• [TASK STATEMENT] Search the data for the word "code" and copy every line where it occurs.

• [DATA SHOWN]
──────────
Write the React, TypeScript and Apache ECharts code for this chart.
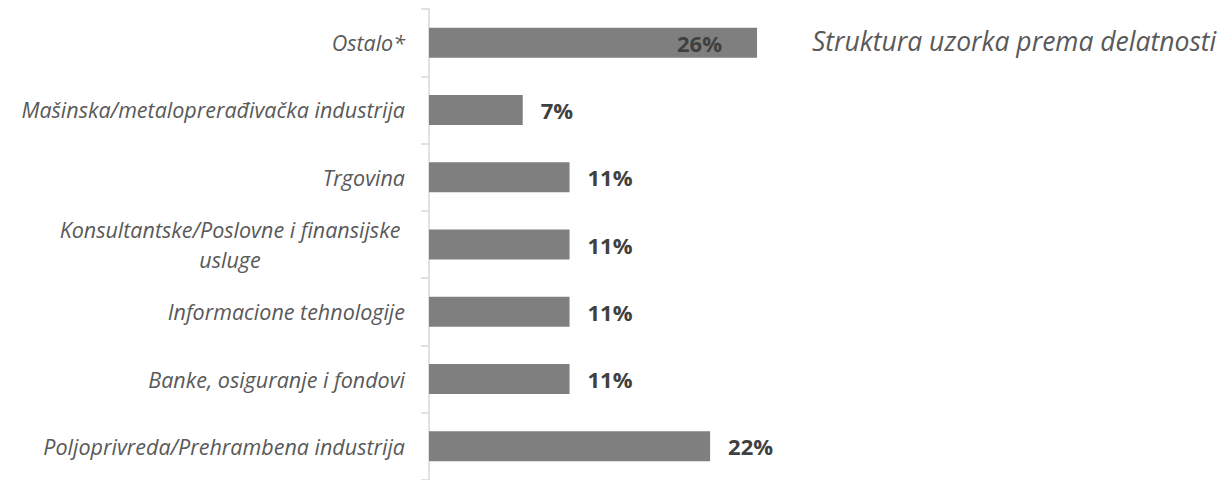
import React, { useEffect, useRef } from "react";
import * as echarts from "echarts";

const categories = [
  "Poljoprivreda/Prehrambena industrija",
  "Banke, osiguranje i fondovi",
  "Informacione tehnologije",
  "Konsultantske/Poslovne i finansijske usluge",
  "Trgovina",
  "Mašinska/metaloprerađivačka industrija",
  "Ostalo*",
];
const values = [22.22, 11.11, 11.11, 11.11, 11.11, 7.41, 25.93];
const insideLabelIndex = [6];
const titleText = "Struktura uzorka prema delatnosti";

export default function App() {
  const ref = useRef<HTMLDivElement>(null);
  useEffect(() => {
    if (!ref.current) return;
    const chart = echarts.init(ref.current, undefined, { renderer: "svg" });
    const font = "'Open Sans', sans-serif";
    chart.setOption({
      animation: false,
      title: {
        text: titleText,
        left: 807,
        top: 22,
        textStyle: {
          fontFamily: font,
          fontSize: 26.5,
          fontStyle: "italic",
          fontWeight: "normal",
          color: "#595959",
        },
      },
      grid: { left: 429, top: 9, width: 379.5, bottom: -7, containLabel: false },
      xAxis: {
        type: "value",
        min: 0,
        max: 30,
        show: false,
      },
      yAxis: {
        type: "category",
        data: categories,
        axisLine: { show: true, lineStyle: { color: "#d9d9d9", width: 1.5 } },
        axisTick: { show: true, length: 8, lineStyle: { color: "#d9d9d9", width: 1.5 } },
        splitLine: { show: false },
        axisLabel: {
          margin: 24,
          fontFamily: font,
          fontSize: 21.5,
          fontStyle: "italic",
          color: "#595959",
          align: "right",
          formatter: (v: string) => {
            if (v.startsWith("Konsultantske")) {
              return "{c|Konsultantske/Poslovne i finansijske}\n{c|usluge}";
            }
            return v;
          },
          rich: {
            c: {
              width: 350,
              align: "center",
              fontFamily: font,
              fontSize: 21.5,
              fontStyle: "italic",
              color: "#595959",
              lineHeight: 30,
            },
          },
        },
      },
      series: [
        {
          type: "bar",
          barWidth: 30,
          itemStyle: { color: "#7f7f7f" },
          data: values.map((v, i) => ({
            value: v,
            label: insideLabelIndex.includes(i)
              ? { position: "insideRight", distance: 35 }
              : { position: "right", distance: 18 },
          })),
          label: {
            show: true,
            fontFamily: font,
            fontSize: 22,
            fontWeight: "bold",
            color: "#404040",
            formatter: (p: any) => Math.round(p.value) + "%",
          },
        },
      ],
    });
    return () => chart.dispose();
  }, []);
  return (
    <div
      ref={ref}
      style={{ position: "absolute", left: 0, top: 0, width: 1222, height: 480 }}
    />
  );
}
──────────
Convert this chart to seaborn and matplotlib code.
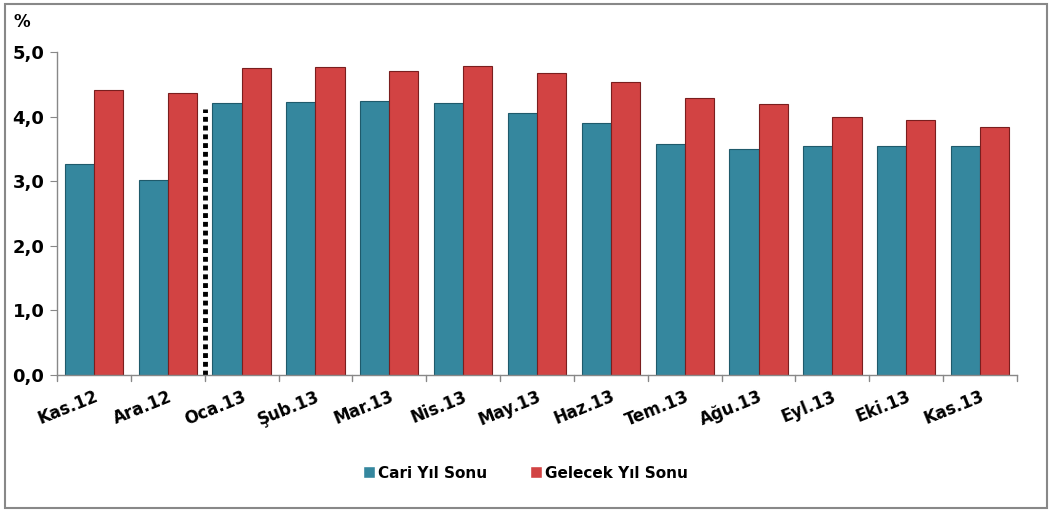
──────────
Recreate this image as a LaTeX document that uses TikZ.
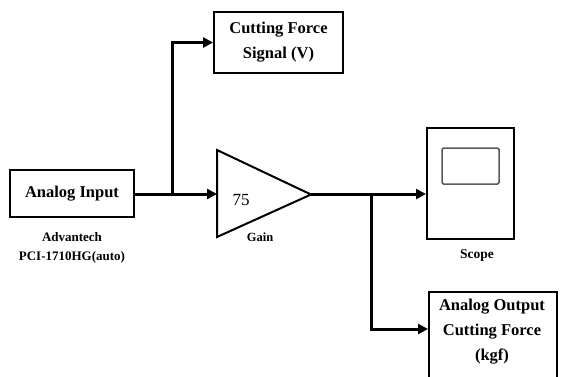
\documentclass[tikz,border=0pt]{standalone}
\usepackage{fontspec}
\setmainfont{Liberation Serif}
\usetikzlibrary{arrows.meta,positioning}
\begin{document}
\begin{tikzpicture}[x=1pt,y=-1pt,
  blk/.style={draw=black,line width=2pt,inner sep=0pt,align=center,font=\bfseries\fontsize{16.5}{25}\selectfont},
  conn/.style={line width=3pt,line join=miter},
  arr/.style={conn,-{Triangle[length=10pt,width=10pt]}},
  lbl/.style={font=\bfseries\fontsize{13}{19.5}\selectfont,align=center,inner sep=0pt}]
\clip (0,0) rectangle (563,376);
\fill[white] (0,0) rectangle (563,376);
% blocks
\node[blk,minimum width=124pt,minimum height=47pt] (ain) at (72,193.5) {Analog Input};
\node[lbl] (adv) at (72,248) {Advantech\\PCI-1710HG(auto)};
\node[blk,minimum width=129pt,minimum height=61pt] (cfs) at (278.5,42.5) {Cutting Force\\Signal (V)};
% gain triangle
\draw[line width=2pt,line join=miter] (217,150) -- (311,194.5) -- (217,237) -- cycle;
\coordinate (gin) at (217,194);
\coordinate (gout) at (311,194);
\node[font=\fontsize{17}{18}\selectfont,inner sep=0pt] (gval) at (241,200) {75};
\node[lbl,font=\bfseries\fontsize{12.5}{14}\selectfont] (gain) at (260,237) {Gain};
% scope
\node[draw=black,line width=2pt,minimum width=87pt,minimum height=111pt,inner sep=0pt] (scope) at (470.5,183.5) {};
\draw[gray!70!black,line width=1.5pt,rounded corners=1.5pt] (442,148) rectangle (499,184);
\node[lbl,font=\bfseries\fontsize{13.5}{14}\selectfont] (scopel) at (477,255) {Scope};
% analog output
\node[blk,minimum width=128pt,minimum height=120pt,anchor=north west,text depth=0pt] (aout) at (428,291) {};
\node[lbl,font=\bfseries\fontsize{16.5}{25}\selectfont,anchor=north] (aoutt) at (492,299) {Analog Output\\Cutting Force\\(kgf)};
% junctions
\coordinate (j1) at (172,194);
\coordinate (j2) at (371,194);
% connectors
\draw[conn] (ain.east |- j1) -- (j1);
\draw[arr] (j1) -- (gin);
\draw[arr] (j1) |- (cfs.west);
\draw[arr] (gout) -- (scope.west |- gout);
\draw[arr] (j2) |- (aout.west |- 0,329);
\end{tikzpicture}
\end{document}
──────────
• [RESPONSE FOR THIS EXERCISE]
Write the React, TypeScript and Apache ECharts code for this chart.
Convert this chart to seaborn and matplotlib code.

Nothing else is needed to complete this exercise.